Pendant ce temps, la vague de crime continu à s’abattre sur la vallée. Le pouvoir en place commence à s’interroger. Le Bouc ferait-il traîner l’enquête ? Pourquoi, quel sont ses intérêts…
Bientôt, la réponse s’impose, l’homme derrière tout cela n’est autre que le Bouc lui-même. Il avait créé, avec ses chevaliers, une bande de brigands qui pouvaient agir en toute impunité, puisqu’ils étaient à la fois juges, jurés et bourreaux.
Finalement, il doit s’enfuir et part pour la Sicile. Mais, avant son départ, comme une ultime provocation, il assassine un ecclésiastique de haut rang.
Avec la disparition du Bouc de Reignac, la paix retombe enfin sur la vallée, les crimes cessent, les jeunes bergères peuvent regagner les pâturages en toute sérénité. La vie reprend son cours.

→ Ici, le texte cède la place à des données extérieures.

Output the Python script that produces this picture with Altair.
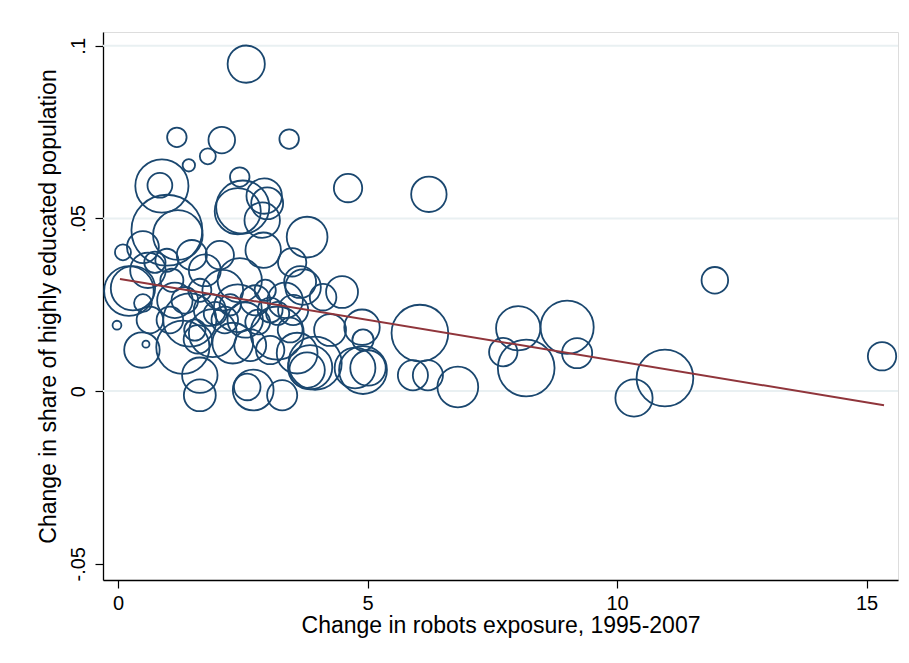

Mais qu’est-ce qui nourrissait la haine et la folie de cet homme démoniaque ? Le traumatisme des années passées dans les geôles musulmanes ? C’est possible ! Une possession infernale ? Difficile à croire
Il faut remarquer que la violence du Bouc de Reignac était souvent orientée vers des ecclésiastiques. C’est parce que l’homme cachait, en réalité, un lourd secret sur ses origines. Il était le fruit d’un viol. Sa mère, qui avait été violée par un prêtre, l’avait élevé dans la haine de la religion et de ses représentants.
Cela n’excuse bien sûr pas ses crimes, mais nous donne tout de même une piste sérieuse pour mieux comprendre l’agissement de Jaquemet de Reignac.
Cela nous interpelle aussi sur les dangers qui pèsent lorsque tous les pouvoirs sont réunis entre les mains d’un seul homme.